I've personally always been drawn to synthpop at least as far back as that Choose 80's cassette I mentioned a couple of weeks ago. Although I have a feeling I heard the likes of Tears for Fears and Duran Duran when I was much younger and instinctively enjoyed it as a child. My predilection for men in eyeliner and floppy blouses, moving like robots over multiple keyboards started rather early and never left me. Those shimmery synthy sounds still make me unaccountably joyful - maybe I was an androgynous robot in a former life. Just as synthpop continues to influence newer bands and morphs into electropop, electroclash, EBM, et cetera, this mix reflects both the older and newer versions of the genre, placing Japan and Pet Shop Boys alongside Ladytron and Don Juan Dracula. Although, admittedly, most of it is still 80's because I'm such a retro nerd. I also attempted to throw in some lesser known bands like Furniture and Screaming for Emily. And before someone mentions it, I'll acknowledge that the opening track for this mix is by Ricky Gervais's short-lived band, Seona Dancing - and as wrong as it may be, I like the song quite a bit. The Office...pfft. Seona Dancing should have gone on to conquer more than just the Philippines. This mix is called Spin Me Right Round With Tears in My Eyes.
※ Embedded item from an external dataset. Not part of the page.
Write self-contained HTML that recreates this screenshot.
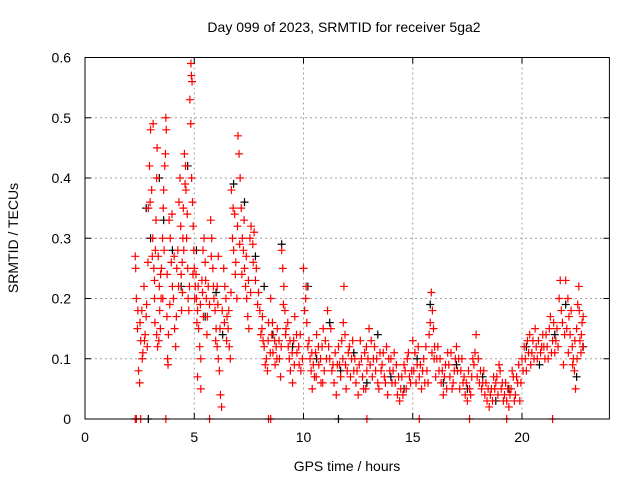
<!DOCTYPE html>
<html><head><meta charset="utf-8"><style>
body{margin:0;background:#fff}
svg{display:block;font-family:"Liberation Sans",sans-serif}
</style></head><body>
<svg id="c" width="640" height="480">
<rect width="640" height="480" fill="#fff"/>
<g id="grid"></g><g id="marks"></g><g id="axes"></g>
<text x="344" y="32" font-size="14" text-anchor="middle">Day 099 of 2023, SRMTID for receiver 5ga2</text>
<text x="347" y="471" font-size="14" text-anchor="middle">GPS time / hours</text>
<text x="18" y="238" font-size="14" text-anchor="middle" transform="rotate(-90 18 238)">SRMTID / TECUs</text>
</svg>
<script>
const xTicks=[0,5,10,15,20];
const yTicks=[0,0.1,0.2,0.3,0.4,0.5,0.6];
const yTickLabels=["0","0.1","0.2","0.3","0.4","0.5","0.6"];
const redPts=[[2.3,0.27],[2.35,0.2],[2.4,0.15],[2.45,0.08],[2.5,0.06],[2.55,0.13],[2.6,0.18],[2.65,0.11],[2.7,0.22],[2.75,0.14],[2.8,0.17],[2.85,0.12],
[2.9,0.35],[2.95,0.42],[3.0,0.48],[3.05,0.38],[3.1,0.3],[3.12,0.49],[3.15,0.25],[3.18,0.2],[3.2,0.16],[3.22,0.28],[3.25,0.33],[3.28,0.4],[3.3,0.45],[3.32,0.12],
[3.35,0.27],[3.4,0.22],[3.42,0.18],[3.45,0.15],[3.48,0.2],[3.5,0.25],[3.55,0.3],[3.58,0.35],[3.6,0.38],[3.65,0.42],[3.7,0.5],[3.72,0.48],[3.75,0.17],[3.78,0.1],[3.8,0.09],
[3.85,0.33],[3.9,0.3],[3.95,0.26],[4.0,0.22],[4.05,0.2],[4.1,0.15],[4.15,0.12],[4.2,0.25],[4.25,0.28],[4.3,0.36],[4.35,0.4],[4.4,0.24],[4.42,0.18],[4.45,0.26],[4.48,0.3],[4.5,0.35],
[4.55,0.44],[4.6,0.42],[4.62,0.38],[4.65,0.3],[4.7,0.25],[4.72,0.2],[4.75,0.18],[4.8,0.53],[4.85,0.59],[4.87,0.57],[4.9,0.56],[4.92,0.36],[4.95,0.32],[4.98,0.28],
[5.0,0.25],[5.05,0.22],[5.1,0.2],[5.15,0.18],[5.2,0.15],[5.25,0.12],[5.3,0.1],[5.35,0.23],[5.4,0.28],[5.45,0.3],[5.5,0.26],[5.55,0.2],[5.6,0.17],[5.15,0.07],[5.3,0.05],
[5.75,0.33],[5.8,0.3],[5.85,0.25],[5.9,0.2],[5.95,0.18],[6.0,0.15],[6.05,0.12],[6.1,0.1],[6.15,0.08],[6.2,0.04],[6.25,0.02],[6.05,0.22],[6.1,0.27],
[6.35,0.25],[6.4,0.22],[6.45,0.2],[6.5,0.17],[6.55,0.15],[6.6,0.12],[6.65,0.1],[6.7,0.38],[6.75,0.3],[6.8,0.28],[6.85,0.34],[6.9,0.26],[6.95,0.2],
[7.0,0.47],[7.05,0.44],[7.1,0.4],[7.15,0.35],[7.2,0.3],[7.25,0.28],[7.3,0.25],[7.35,0.22],[7.4,0.2],[7.45,0.17],[7.5,0.15],[7.55,0.3],[7.6,0.32],[7.7,0.26],[7.8,0.23],[7.9,0.19],
[8.0,0.18],[8.1,0.15],[8.15,0.13],[8.2,0.12],[8.3,0.1],[8.35,0.08],[8.4,0.16],[8.5,0.2],[8.55,0.14],[8.6,0.11],[8.7,0.09],[8.75,0.12],[8.8,0.15],[8.9,0.1],[8.95,0.07],
[9.0,0.28],[9.05,0.25],[9.1,0.22],[9.15,0.18],[9.2,0.15],[9.3,0.12],[9.35,0.1],[9.4,0.08],[9.5,0.06],[9.55,0.13],[9.6,0.17],[9.7,0.11],[9.8,0.09],[9.85,0.14],[9.95,0.1],
[10.0,0.25],[10.1,0.2],[10.15,0.16],[10.2,0.12],[10.3,0.1],[10.35,0.08],[10.4,0.05],[10.5,0.07],[10.55,0.11],[10.6,0.14],[10.7,0.09],[10.8,0.06],[10.85,0.12],[10.9,0.15],[10.95,0.08],
[11.0,0.13],[11.1,0.18],[11.2,0.1],[11.3,0.08],[11.4,0.06],[11.5,0.04],[11.55,0.09],[11.6,0.12],[11.7,0.07],[11.8,0.1],[11.85,0.22],[11.9,0.14],[11.95,0.05],[12.0,0.08],
[12.1,0.12],[12.2,0.1],[12.3,0.08],[12.4,0.06],[12.5,0.04],[12.55,0.09],[12.6,0.13],[12.7,0.07],[12.8,0.11],[12.85,0.05],[12.9,0.08],[12.95,0.1],
[13.0,0.15],[13.1,0.13],[13.2,0.1],[13.3,0.08],[13.4,0.06],[13.45,0.05],[13.5,0.11],[13.6,0.09],[13.7,0.07],[13.8,0.12],[13.85,0.04],[13.95,0.08],
[14.0,0.1],[14.1,0.08],[14.2,0.06],[14.3,0.04],[14.4,0.03],[14.5,0.07],[14.6,0.09],[14.7,0.05],[14.8,0.11],[14.9,0.06],[14.95,0.08],
[15.0,0.13],[15.1,0.11],[15.2,0.09],[15.3,0.07],[15.4,0.05],[15.5,0.1],[15.6,0.12],[15.65,0.08],[15.7,0.06],[15.75,0.14],[15.85,0.21],[15.9,0.18],[15.95,0.15],
[16.0,0.12],[16.1,0.1],[16.2,0.08],[16.3,0.06],[16.4,0.04],[16.5,0.09],[16.6,0.11],[16.7,0.07],[16.8,0.05],[16.9,0.08],
[17.0,0.12],[17.1,0.1],[17.2,0.08],[17.3,0.06],[17.4,0.04],[17.5,0.03],[17.6,0.05],[17.7,0.07],[17.8,0.09],[17.85,0.11],[17.9,0.14],
[18.0,0.1],[18.1,0.08],[18.2,0.06],[18.3,0.04],[18.4,0.03],[18.5,0.02],[18.6,0.05],[18.7,0.07],[18.8,0.06],[18.9,0.04],[18.95,0.09],
[19.0,0.08],[19.1,0.06],[19.2,0.04],[19.3,0.03],[19.4,0.02],[19.5,0.05],[19.6,0.07],[19.7,0.04],[19.8,0.06],[19.9,0.03],
[20.0,0.1],[20.1,0.12],[20.2,0.08],[20.3,0.11],[20.4,0.09],[20.5,0.13],[20.6,0.15],[20.7,0.1],[20.9,0.12],
[21.0,0.12],[21.1,0.14],[21.2,0.1],[21.3,0.17],[21.4,0.13],[21.5,0.11],[21.6,0.15],[21.7,0.2],[21.75,0.23],[21.8,0.18],[21.9,0.09],[21.95,0.14],
[22.0,0.23],[22.1,0.2],[22.15,0.17],[22.2,0.14],[22.3,0.12],[22.35,0.1],[22.4,0.08],[22.45,0.05],[22.5,0.15],[22.55,0.19],[22.6,0.22],[22.65,0.13],[22.7,0.11],[22.75,0.16],
[2.3,0],[2.35,0],[2.55,0],[3.7,0],[5.7,0],[8.4,0],[8.5,0],[12.9,0],[15.3,0],[17.6,0],[19.3,0],[21.4,0]];
const redPts2=[[2.32,0.25],[2.42,0.18],[2.52,0.16],[2.62,0.1],[2.72,0.13],[2.82,0.19],[2.88,0.26],[2.98,0.36],[3.08,0.27],[3.18,0.23],[3.28,0.14],[3.38,0.13],[3.46,0.24],[3.56,0.2],[3.62,0.28],[3.68,0.44],[3.76,0.24],[3.82,0.14],[3.88,0.19],[3.98,0.34],[4.08,0.27],[4.18,0.17],[4.28,0.22],[4.38,0.32],[4.46,0.21],[4.52,0.28],[4.58,0.39],[4.68,0.34],[4.78,0.22],[4.84,0.49],[4.88,0.4],[4.94,0.24],
[5.02,0.2],[5.08,0.24],[5.12,0.16],[5.18,0.22],[5.28,0.19],[5.38,0.21],[5.42,0.17],[5.52,0.23],[5.58,0.14],[5.64,0.22],[5.7,0.19],[5.78,0.27],[5.88,0.22],[5.98,0.13],[6.08,0.19],[6.18,0.15],[6.28,0.18],[6.38,0.16],[6.48,0.13],[6.58,0.18],[6.68,0.21],[6.78,0.35],[6.88,0.24],[6.98,0.32],
[7.08,0.29],[7.18,0.24],[7.28,0.33],[7.38,0.27],[7.48,0.23],[7.58,0.21],[7.68,0.29],[7.74,0.31],[7.84,0.25],[7.94,0.21],[8.05,0.14],[8.12,0.17],[8.25,0.09],[8.38,0.13],[8.48,0.11],[8.58,0.16],[8.68,0.13],[8.78,0.1],[8.88,0.13],[8.98,0.12],[9.08,0.19],[9.18,0.14],[9.28,0.16],[9.38,0.13],[9.48,0.11],[9.58,0.09],[9.68,0.14],[9.78,0.12],[9.88,0.08],
[10.05,0.18],[10.12,0.22],[10.25,0.13],[10.38,0.11],[10.45,0.09],[10.58,0.07],[10.68,0.12],[10.78,0.1],[10.88,0.06],[11.05,0.1],[11.15,0.12],[11.25,0.15],[11.35,0.09],[11.45,0.11],[11.65,0.09],[11.75,0.13],[11.82,0.16],[11.92,0.09],[12.05,0.11],[12.15,0.07],[12.25,0.13],[12.35,0.1],[12.45,0.08],[12.65,0.1],[12.75,0.05],[12.88,0.12],
[13.05,0.09],[13.15,0.07],[13.25,0.12],[13.35,0.1],[13.55,0.08],[13.65,0.11],[13.75,0.06],[13.9,0.1],[14.05,0.06],[14.15,0.11],[14.25,0.09],[14.35,0.07],[14.45,0.05],[14.55,0.04],[14.65,0.08],[14.75,0.1],[14.85,0.07],[15.05,0.08],[15.15,0.06],[15.25,0.12],[15.35,0.09],[15.45,0.08],[15.55,0.06],[15.8,0.16],[15.88,0.11],[15.98,0.1],
[16.05,0.07],[16.15,0.12],[16.25,0.1],[16.35,0.08],[16.45,0.07],[16.55,0.05],[16.65,0.09],[16.75,0.11],[16.85,0.06],[16.95,0.1],[17.05,0.08],[17.15,0.05],[17.25,0.1],[17.35,0.07],[17.45,0.06],[17.55,0.08],[17.65,0.04],[17.75,0.1],[17.95,0.07],[18.05,0.06],[18.15,0.05],[18.25,0.08],[18.35,0.06],[18.45,0.05],[18.55,0.04],[18.65,0.03],[18.75,0.05],[18.85,0.07],
[19.05,0.05],[19.15,0.03],[19.25,0.06],[19.35,0.05],[19.45,0.04],[19.55,0.08],[19.65,0.03],[19.75,0.07],[19.85,0.09],[19.95,0.06],[20.05,0.08],[20.15,0.1],[20.25,0.13],[20.35,0.14],[20.45,0.11],[20.55,0.1],[20.65,0.12],[20.75,0.13],[20.85,0.11],[20.95,0.14],[21.05,0.1],[21.15,0.12],[21.25,0.15],[21.35,0.11],[21.45,0.16],[21.55,0.13],[21.65,0.12],[21.85,0.16],
[22.05,0.15],[22.12,0.11],[22.25,0.18],[22.32,0.09],[22.42,0.13],[22.52,0.1],[22.62,0.18],[22.72,0.14],[22.78,0.12],[22.8,0.17]];
const blackPts=[[2.8,0.35],[3.0,0.3],[3.4,0.4],[3.6,0.33],[4.0,0.28],[4.4,0.22],[4.7,0.42],[5.1,0.28],[5.5,0.17],[6.0,0.21],[6.3,0.14],[6.8,0.39],[7.3,0.36],[7.8,0.27],[8.2,0.22],[8.6,0.14],[9.0,0.29],[9.5,0.12],[10.2,0.22],[10.6,0.1],[11.2,0.16],[11.7,0.08],[12.3,0.11],[12.9,0.06],[13.4,0.14],[14.0,0.07],[14.6,0.05],[15.2,0.1],[15.8,0.19],[16.4,0.06],[17.0,0.09],[17.5,0.05],[18.2,0.07],[18.8,0.03],[19.4,0.05],[20.2,0.12],[20.8,0.09],[21.5,0.14],[22.0,0.19],[22.5,0.07],[22.8,0.12],[2.9,0],[11.6,0]];
const X0=85,X1=609.4,Y0=419,Y1=57.5;
const xs=h=>X0+(h/24)*(X1-X0);
const ys=v=>Y0-(v/0.6)*(Y0-Y1);
const NS="http://www.w3.org/2000/svg";
function mk(t,a,p){const e=document.createElementNS(NS,t);for(const k in a)e.setAttribute(k,a[k]);p.appendChild(e);return e;}
const grid=document.getElementById('grid'),axes=document.getElementById('axes'),marks=document.getElementById('marks');
xTicks.forEach(t=>{const x=xs(t);
 if(t>0){const g=mk('line',{x1:x,x2:x,y1:Y1,y2:Y0,stroke:'#a0a0a0','stroke-dasharray':'2,3'},grid);
 
 }
 mk('line',{x1:x,x2:x,y1:Y0,y2:Y0-6,stroke:'#000'},axes);mk('line',{x1:x,x2:x,y1:Y1,y2:Y1+6,stroke:'#000'},axes);
 const l=mk('text',{x:x,y:442,'font-size':14,'text-anchor':'middle'},axes);l.textContent=t;
 
 });
yTicks.forEach((t,i)=>{const y=ys(t);
 if(t>0){const g=mk('line',{x1:X0,x2:X1,y1:y,y2:y,stroke:'#a0a0a0','stroke-dasharray':'2,3'},grid);
 
 }
 mk('line',{x1:X0,x2:X0+6,y1:y,y2:y,stroke:'#000'},axes);mk('line',{x1:X1,x2:X1-6,y1:y,y2:y,stroke:'#000'},axes);
 const l=mk('text',{x:71,y:y+5,'font-size':14,'text-anchor':'end'},axes);l.textContent=yTickLabels[i];
 
 });
const fr=mk('rect',{x:X0,y:Y1,width:X1-X0,height:Y0-Y1,fill:'none',stroke:'#000'},axes);


function plus(h,v,col,nm){const x=xs(h),y=ys(v);
 const p=mk('path',{d:`M${x-4},${y}h8M${x},${y-4}v8`,stroke:col,'stroke-width':1.2,fill:'none'},marks);
 
 }
blackPts.forEach(p=>plus(p[0],p[1],'#000','black-point'));
redPts.forEach(p=>plus(p[0],p[1],'#f00','red-point'));
redPts2.forEach(p=>plus(p[0],p[1],'#f00','red-point'));
</script>
</body></html>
More To Lose (12" Extended Mix) - Seona Dancing

If You Leave (12" Spiral Mix) - Orchestral Manoeuvres in the Dark

The Sun Always Shines on TV - a-ha

We Run - Strange Advance

Just Can't Get Enough - Depeche Mode

Take Me Home - Don Juan Dracula

It's a Sin (Disco Mix) - Pet Shop Boys

A Little Respect (Extended Mix) - Erasure

Tangiers - The Screaming Trees

Big Blue World - Paul Haig

No Stars - Figures on a Beach

Pale Shelter - Tears for Fears

Deep Blue - Ladytron

The Color of Love - Beborn Beton

Face to Face - Heart to Heart - Twins

Brilliant Mind - Furniture

Fade to Grey - Visage

Newsreel - Fad Gadget

Last Goodbye - Screaming for Emily

The Chauffeur - Duran Duran

Ghosts - Japan

NOTE: At the request of Brad (and perhaps others), here is the zip file of the whole mix. If others want this feature reinstated for my weekly mixes, please let me know.

7 comments:

Sonja said...

Oh my Gosh - thanks so much for posting this. I used to be soooo in love with Strange Advance and haven't thought of them in years as I can't play any of my vinyl at the moment. Took me back. I realized that they are just as good now as they were back then. Now if only I could hear the rest of the album.

Unknown said...

.zip?

anglopunk said...

@ Brad

I'll get working on uploading a zip file of this whole mix (it should be up today some time) - I used to include a zip file of my mixes for the first ten or so, but at the time, didn't feel the demand was all that high. I might have to reconsider.

Guxt said...

Thanks for your excellent post, specially for the zip, it was a very good idea!!

Electro Boy said...

Thanks for the excellent music. Is it possible to re-up the zip file as the link seems to be dead. Thanks. : )

anglopunk said...

I fixed the link - hopefully it works now. Thanks for pointing that out Electro Boy.

Electro Boy said...

Glad to help Anglopunk. Thanks again for the music - keep up the good work!